Some of the documents that you will need to have are proof of your identity, proof of address, proof of income, and income tax forms that can help prove your income from past years. You may also need to provide a printout of your credit report, although the bank will usually do this for you. You want to make sure that you have all the documents that you need to have when you apply for the loan.

  1. Insurance for Your Home Loan –This is insurance for the loan itself, and not for your home. This will help provide for your family if something happens to you. This can pay off your loan in full if you are deceased, or it can make payments on your mortgage if you are injured or sick and can’t work.

There is also insurance that can provide extra benefits for your family if you die. This will help to ensure that your family will not lose the home if something does happen.
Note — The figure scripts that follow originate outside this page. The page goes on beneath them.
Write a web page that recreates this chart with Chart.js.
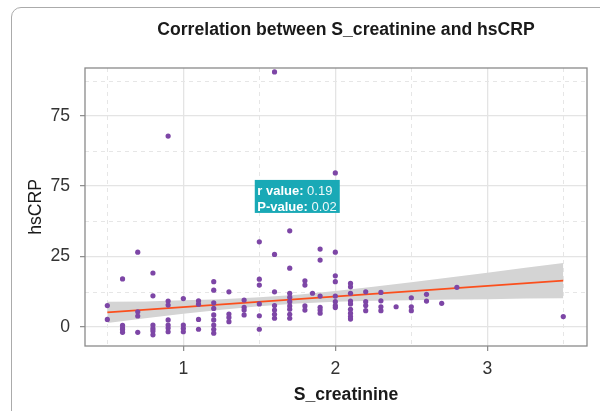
<!DOCTYPE html>
<html>
<head>
<meta charset="utf-8">
<script src="https://cdn.jsdelivr.net/npm/chart.js@4.4.1/dist/chart.umd.min.js"></script>
<style>
  html, body { margin: 0; padding: 0; background: #fff; overflow: hidden; }
  #wrap { position: relative; width: 600px; height: 411px; }
  #frame {
    position: absolute; left: 11px; top: 7px; width: 640px; height: 440px;
    border: 1.5px solid #ababab; border-radius: 10px; box-sizing: border-box;
  }
  #plot { position: absolute; left: 0; top: 0; }
</style>
</head>
<body>
<div id="wrap">
  <div id="frame"></div>
  <canvas id="plot" width="600" height="411"></canvas>
</div>
<script>
// scatter values (S_creatinine, hsCRP)
const sCreatinine = [
  0.5, 0.5,
  0.6, 0.6, 0.6, 0.6, 0.6,
  0.7, 0.7, 0.7, 0.7,
  0.8, 0.8, 0.8, 0.8, 0.8, 0.8,
  0.9, 0.9, 0.9, 0.9, 0.9, 0.9, 0.9,
  1.0, 1.0, 1.0, 1.0,
  1.1, 1.1, 1.1, 1.1,
  1.2, 1.2, 1.2, 1.2, 1.2, 1.2, 1.2, 1.2, 1.2,
  1.3, 1.3, 1.3, 1.3,
  1.4, 1.4, 1.4, 1.4,
  1.5, 1.5, 1.5, 1.5, 1.5, 1.5,
  1.6, 1.6, 1.6, 1.6, 1.6, 1.6, 1.6,
  1.7, 1.7, 1.7, 1.7, 1.7, 1.7, 1.7, 1.7, 1.7,
  1.8, 1.8, 1.8, 1.8,
  1.85,
  1.9, 1.9, 1.9, 1.9, 1.9, 1.9,
  2.0, 2.0, 2.0, 2.0, 2.0, 2.0, 2.0, 2.0,
  2.1, 2.1, 2.1, 2.1, 2.1, 2.1, 2.1, 2.1, 2.1,
  2.2, 2.2, 2.2, 2.2,
  2.3, 2.3, 2.3, 2.3,
  2.4,
  2.5, 2.5, 2.5,
  2.6, 2.6,
  2.7,
  2.8,
  3.5
];
const hsCRP = [
  7.5, 2.6,
  17.0, 0.5, -0.5, -1.0, -2.0,
  26.5, 5.3, 3.8, -2.0,
  19.1, 11.0, 0.6, -0.6, -1.5, -2.9,
  67.8, 9.1, 7.7, 2.4, 0.6, -0.5, -1.8,
  10.0, 0.6, -0.6, -1.8,
  9.2, 8.0, 2.6, -0.9,
  16.0, 13.0, 8.5, 6.5, 4.2, 2.4, 0.6, -0.9, -2.3,
  12.4, 4.5, 3.3, 1.8,
  9.5, 6.9, 5.9, 4.2,
  30.2, 16.9, 14.8, 8.1, 3.9, -0.9,
  90.6, 25.7, 12.4, 7.5, 5.9, 4.4, 3.0,
  34.1, 20.8, 11.9, 10.5, 8.9, 7.4, 6.2, 4.4, 3.0,
  16.3, 14.8, 7.4, 5.9,
  11.9,
  27.6, 23.7, 10.9, 6.9, 5.9, 4.8,
  54.7, 26.5, 18.1, 16.0, 10.9, 8.9, 7.5, 6.8,
  15.4, 14.2, 11.9, 9.1, 8.1, 6.2, 4.8, 3.6, 2.7,
  12.4, 8.9, 7.5, 5.7,
  12.2, 9.2, 7.1, 5.7,
  7.1,
  10.3, 7.1, 5.7,
  11.5, 9.1,
  8.3,
  14.0,
  3.6
];

// fitted line and its confidence band
const fitX = [0.5, 3.5];
const fitY = [5.1, 16.4];
const bandX = [0.5, 0.75, 1.0, 1.25, 1.5, 1.75, 2.0, 2.25, 2.5, 2.75, 3.0, 3.25, 3.5];
const bandUpper = [8.9, 9.0, 9.4, 9.8, 10.5, 11.35, 12.7, 14.2, 15.8, 17.5, 19.2, 21.0, 22.7];
const bandLower = [1.3, 3.0, 4.6, 6.0, 7.3, 8.25, 8.9, 9.2, 9.4, 9.7, 9.8, 10.0, 10.1];

// axes
const xTicks = [1, 2, 3];
const xMinor = [0.5, 1.5, 2.5, 3.5];
const yTicks = [0, 25, 50, 75];
const yTickLabels = ['0', '25', '75', '75'];
const yMinor = [12.5, 37.5, 62.5, 87.5];

const statLines = [['r value:', ' 0.19'], ['P-value:', ' 0.02']];

const FONT = '"Liberation Sans", Arial, sans-serif';

const toXY = (xs, ys) => xs.map((x, i) => ({x: x, y: ys[i]}));

const minorGrid = {
  id: 'minorGrid',
  beforeDatasetsDraw(chart) {
    const {ctx, chartArea: a, scales: {x, y}} = chart;
    ctx.save();
    ctx.strokeStyle = '#e6e6e6';
    ctx.lineWidth = 1;
    ctx.setLineDash([4, 4]);
    xMinor.forEach(v => {
      const px = Math.round(x.getPixelForValue(v)) + 0.5;
      ctx.beginPath(); ctx.moveTo(px, a.top); ctx.lineTo(px, a.bottom); ctx.stroke();
    });
    yMinor.forEach(v => {
      const py = Math.round(y.getPixelForValue(v)) + 0.5;
      ctx.beginPath(); ctx.moveTo(a.left, py); ctx.lineTo(a.right, py); ctx.stroke();
    });
    ctx.restore();
  }
};

const extras = {
  id: 'extras',
  afterDraw(chart) {
    const {ctx, chartArea: a, scales: {x, y}} = chart;
    ctx.save();
    // panel border
    ctx.strokeStyle = '#8a8a8a';
    ctx.lineWidth = 1.3;
    ctx.strokeRect(a.left, a.top, a.right - a.left, a.bottom - a.top);

    // titles (centred a bit right of the panel, like the original)
    const cx = (a.left + a.right) / 2 + 10;
    ctx.fillStyle = '#1a1a1a';
    ctx.textAlign = 'center';
    ctx.textBaseline = 'alphabetic';
    ctx.font = 'bold 17.6px ' + FONT;
    ctx.fillText('Correlation between S_creatinine and hsCRP', cx, 34.5);
    ctx.fillText('S_creatinine', cx, 399.5);

    // r / P label box
    const bx = x.getPixelForValue(1.47);
    const by = y.getPixelForValue(52.2);
    ctx.fillStyle = '#19a9b6';
    ctx.fillRect(bx, by, 85, 33);
    ctx.textAlign = 'left';
    statLines.forEach((ln, i) => {
      const ty = by + 15.5 + i * 16;
      ctx.font = 'bold 13px ' + FONT;
      ctx.fillStyle = '#ffffff';
      ctx.fillText(ln[0], bx + 2.5, ty);
      const w = ctx.measureText(ln[0]).width;
      ctx.font = '13px ' + FONT;
      ctx.fillStyle = '#eef8f9';
      ctx.fillText(ln[1], bx + 2.5 + w, ty);
    });
    ctx.restore();
  }
};

new Chart(document.getElementById('plot').getContext('2d'), {
  type: 'scatter',
  data: {
    datasets: [
      {
        label: 'points',
        data: toXY(sCreatinine, hsCRP),
        backgroundColor: '#7d46a6',
        borderWidth: 0,
        pointRadius: 2.6,
        order: 0
      },
      {
        type: 'line',
        label: 'fit',
        data: toXY(fitX, fitY),
        borderColor: '#fb4f1d',
        borderWidth: 1.7,
        pointRadius: 0,
        fill: false,
        order: 1
      },
      {
        type: 'line',
        label: 'upper',
        data: toXY(bandX, bandUpper),
        borderWidth: 0,
        borderColor: 'rgba(0,0,0,0)',
        backgroundColor: '#d4d4d4',
        pointRadius: 0,
        fill: '+1',
        order: 2
      },
      {
        type: 'line',
        label: 'lower',
        data: toXY(bandX, bandLower),
        borderWidth: 0,
        borderColor: 'rgba(0,0,0,0)',
        pointRadius: 0,
        fill: false,
        order: 3
      }
    ]
  },
  options: {
    responsive: false,
    animation: false,
    devicePixelRatio: 1,
    layout: { padding: { left: 22, top: 68, right: 13, bottom: 0 } },
    plugins: {
      legend: { display: false },
      tooltip: { enabled: false },
      title: { display: false }
    },
    scales: {
      x: {
        type: 'linear',
        min: 0.353,
        max: 3.656,
        afterBuildTicks: s => { s.ticks = xTicks.map(v => ({value: v})); },
        afterFit: s => { s.height = 65; },
        border: { display: false },
        grid: {
          color: '#e4e4e4', lineWidth: 1.3,
          drawTicks: true, tickLength: 5, tickColor: '#8a8a8a', tickWidth: 1.2
        },
        ticks: {
          padding: 8,
          color: '#333',
          font: { family: FONT, size: 17.6 },
          maxRotation: 0,
          callback: v => String(v)
        },
        title: { display: false }
      },
      y: {
        type: 'linear',
        min: -6.86,
        max: 92.0,
        afterBuildTicks: s => { s.ticks = yTicks.map(v => ({value: v})); },
        afterFit: s => { s.width = 63; },
        border: { display: false },
        grid: {
          color: '#e4e4e4', lineWidth: 1.3,
          drawTicks: true, tickLength: 5, tickColor: '#8a8a8a', tickWidth: 1.2
        },
        ticks: {
          padding: 10,
          color: '#333',
          font: { family: FONT, size: 17.6 },
          callback: (v, i) => yTickLabels[i]
        },
        title: {
          display: true,
          text: 'hsCRP',
          color: '#1a1a1a',
          padding: { top: 4, bottom: 4 },
          font: { family: FONT, size: 17.6 }
        }
      }
    }
  },
  plugins: [minorGrid, extras]
});
</script>
</body>
</html>
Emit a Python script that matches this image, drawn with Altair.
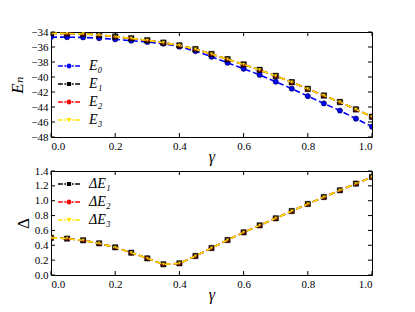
import altair as alt
import pandas as pd

gamma = [0.0, 0.05, 0.1, 0.15, 0.2, 0.25, 0.3, 0.35, 0.4, 0.45, 0.5,
         0.55, 0.6, 0.65, 0.7, 0.75, 0.8, 0.85, 0.9, 0.95, 1.0]

E0 = [-34.67, -34.69, -34.72, -34.82, -34.98, -35.15, -35.33, -35.56, -35.95, -36.55, -37.30,
      -38.10, -38.90, -39.72, -40.62, -41.55, -42.55, -43.52, -44.48, -45.55, -46.62]
E1 = [-34.17, -34.20, -34.25, -34.39, -34.61, -34.85, -35.11, -35.42, -35.79, -36.29, -36.94,
      -37.63, -38.33, -39.05, -39.86, -40.69, -41.59, -42.47, -43.34, -44.32, -45.30]
E2 = [-34.17, -34.20, -34.25, -34.39, -34.61, -34.85, -35.11, -35.42, -35.79, -36.29, -36.94,
      -37.63, -38.33, -39.05, -39.86, -40.69, -41.59, -42.47, -43.34, -44.32, -45.30]
E3 = [-34.17, -34.20, -34.25, -34.39, -34.61, -34.85, -35.11, -35.42, -35.79, -36.29, -36.94,
      -37.63, -38.33, -39.05, -39.86, -40.69, -41.59, -42.47, -43.34, -44.32, -45.30]

dE1 = [0.50, 0.49, 0.467, 0.426, 0.372, 0.30, 0.224, 0.144, 0.157, 0.256, 0.363,
       0.471, 0.574, 0.668, 0.763, 0.861, 0.956, 1.05, 1.14, 1.23, 1.32]
dE2 = [0.50, 0.49, 0.467, 0.426, 0.372, 0.30, 0.224, 0.144, 0.157, 0.256, 0.363,
       0.471, 0.574, 0.668, 0.763, 0.861, 0.956, 1.05, 1.14, 1.23, 1.32]
dE3 = [0.50, 0.49, 0.467, 0.426, 0.372, 0.30, 0.224, 0.144, 0.157, 0.256, 0.363,
       0.471, 0.574, 0.668, 0.763, 0.861, 0.956, 1.05, 1.14, 1.23, 1.32]

x_ticks = [0.0, 0.2, 0.4, 0.6, 0.8, 1.0]
top_y_ticks = [-48, -46, -44, -42, -40, -38, -36, -34]
bot_y_ticks = [0.0, 0.2, 0.4, 0.6, 0.8, 1.0, 1.2, 1.4]

top_names = ["E₀", "E₁", "E₂", "E₃"]
bot_names = ["ΔE₁", "ΔE₂", "ΔE₃"]
top_colors = ["#0000ff", "#000000", "#ff0000", "#ffe600"]
bot_colors = ["#000000", "#ff0000", "#ffe600"]
top_shapes = ["circle", "square", "circle", "triangle-down"]
bot_shapes = ["square", "circle", "triangle-down"]
top_sizes = [28, 30, 20, 18]
bot_sizes = [28, 20, 16]

DASHES = ("M-1,-0.07H-0.56V0.07H-1Z M-0.42,-0.07H-0.26V0.07H-0.42Z "
          "M0.26,-0.07H0.42V0.07H0.26Z M0.56,-0.07H1V0.07H0.56Z ")
MARK = {
    "circle": "M0.22,0A0.22,0.22,0,1,1,-0.22,0A0.22,0.22,0,1,1,0.22,0Z",
    "square": "M-0.19,-0.19H0.19V0.19H-0.19Z",
    "triangle-down": "M-0.24,-0.18H0.24L0,0.22Z",
}

W = 321
SERIF = "'Liberation Serif', 'Times New Roman', 'DejaVu Serif', serif"


def panel(series, names, colors, shapes, sizes, ydom, yticks, yfmt, ytitle,
          ytitle_pad, ytitle_style, H, legend_y, row_pad):
    xsc = alt.Scale(domain=[0, 1], nice=False, zero=False)
    ysc = alt.Scale(domain=ydom, nice=False, zero=False)
    xax = alt.Axis(values=x_ticks, format=".1f", title="γ", titleFontSize=16,
                   titlePadding=-3)
    yax = alt.Axis(values=yticks, format=yfmt, title=ytitle, titleFontSize=17,
                   titlePadding=ytitle_pad, titleFontStyle=ytitle_style)
    X = alt.X("g:Q", scale=xsc, axis=xax)
    Y = alt.Y("v:Q", scale=ysc, axis=yax)
    layers = []
    for ys, c, shp, sz in zip(series, colors, shapes, sizes):
        df = pd.DataFrame({"g": gamma, "v": ys})
        layers.append(alt.Chart(df).mark_line(color=c, strokeDash=[6, 3], strokeWidth=1.6,
                                              clip=True).encode(x=X, y=Y))
        layers.append(alt.Chart(df).mark_point(shape=shp, filled=True, fill=c, stroke="black",
                                               strokeWidth=0.5, size=sz, opacity=1,
                                               clip=True).encode(x=X, y=Y))
    # inward ticks
    xt = pd.DataFrame({"g": x_ticks})
    yt = pd.DataFrame({"v": yticks})
    layers.append(alt.Chart(xt).mark_rule(color="black", strokeWidth=1).encode(
        x=X, y=alt.value(0), y2=alt.value(4)))
    layers.append(alt.Chart(xt).mark_rule(color="black", strokeWidth=1).encode(
        x=X, y=alt.value(H), y2=alt.value(H - 4)))
    layers.append(alt.Chart(yt).mark_rule(color="black", strokeWidth=1).encode(
        y=Y, x=alt.value(0), x2=alt.value(4)))
    layers.append(alt.Chart(yt).mark_rule(color="black", strokeWidth=1).encode(
        y=Y, x=alt.value(W), x2=alt.value(W - 4)))
    # legend
    leg = alt.Legend(title=None, orient="none", legendX=7, legendY=legend_y,
                     symbolSize=484, symbolStrokeWidth=0, symbolOpacity=1,
                     labelFont=SERIF, labelFontSize=14, labelFontStyle="italic",
                     labelColor="black", labelOffset=9, rowPadding=row_pad, padding=0)
    ldf = pd.DataFrame({"series": names})
    layers.append(alt.Chart(ldf).transform_filter("false").mark_point(
        filled=True, opacity=1).encode(
        color=alt.Color("series:N", scale=alt.Scale(domain=names, range=colors), legend=leg),
        shape=alt.Shape("series:N", scale=alt.Scale(domain=names,
                                                    range=[DASHES + MARK[s] for s in shapes]),
                        legend=leg),
    ))
    return alt.layer(*layers).properties(width=W, height=H)


top = panel([E0, E1, E2, E3], top_names, top_colors, top_shapes, top_sizes,
            [-48, -34], top_y_ticks, "d", "Eₙ", 4, "italic", 105, 23, -4.2)
bot = panel([dE1, dE2, dE3], bot_names, bot_colors, bot_shapes, bot_sizes,
            [0, 1.4], bot_y_ticks, ".1f", "Δ", 1.5, "normal", 104, 2, -3.7)

chart = alt.vconcat(top, bot, spacing=34, bounds="flush").resolve_scale(
    color="independent", shape="independent"
).properties(
    padding={"left": 0, "top": 17, "right": 5, "bottom": 5},
    background="white",
).configure_view(
    stroke="black", strokeWidth=1
).configure_axis(
    domain=False, ticks=False, grid=False, labelFont=SERIF, labelFontSize=11,
    labelColor="black", labelPadding=3, titleFont=SERIF, titleFontWeight="normal",
    titleColor="black", titleFontStyle="italic"
)

chart.save("out.html", embed_options={"renderer": "svg", "actions": False})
You want to make sure that your family is provided for if the unfortunate does happen.

  1. Inability to Repay – You need to make sure that you will be able to make all your payments on your home. If a reason happens that you can’t make a payment, call your lender to work out an arrangement to make payments when you can. This way, you won’t default, and the lender won’t be able to take your home.

If you happen to default on your payments, the bank can foreclose on your home. This means that they will take measures to take your home away from you. This is often done through the court system and takes a few months, but it can be done.

Conclusion

        Taking out a mortgage is a big commitment both financially and emotionally. You want to make sure that you will be able to make house payments before you even try to get the loan. If you do not think you will be able to make payments, do what you need to do to change that before you apply.

        There are other things that you need to do before you decide to apply for your mortgage. You want to check your credit score and credit history before you apply. If you have issues with your credit history report, do what you can to clean it up.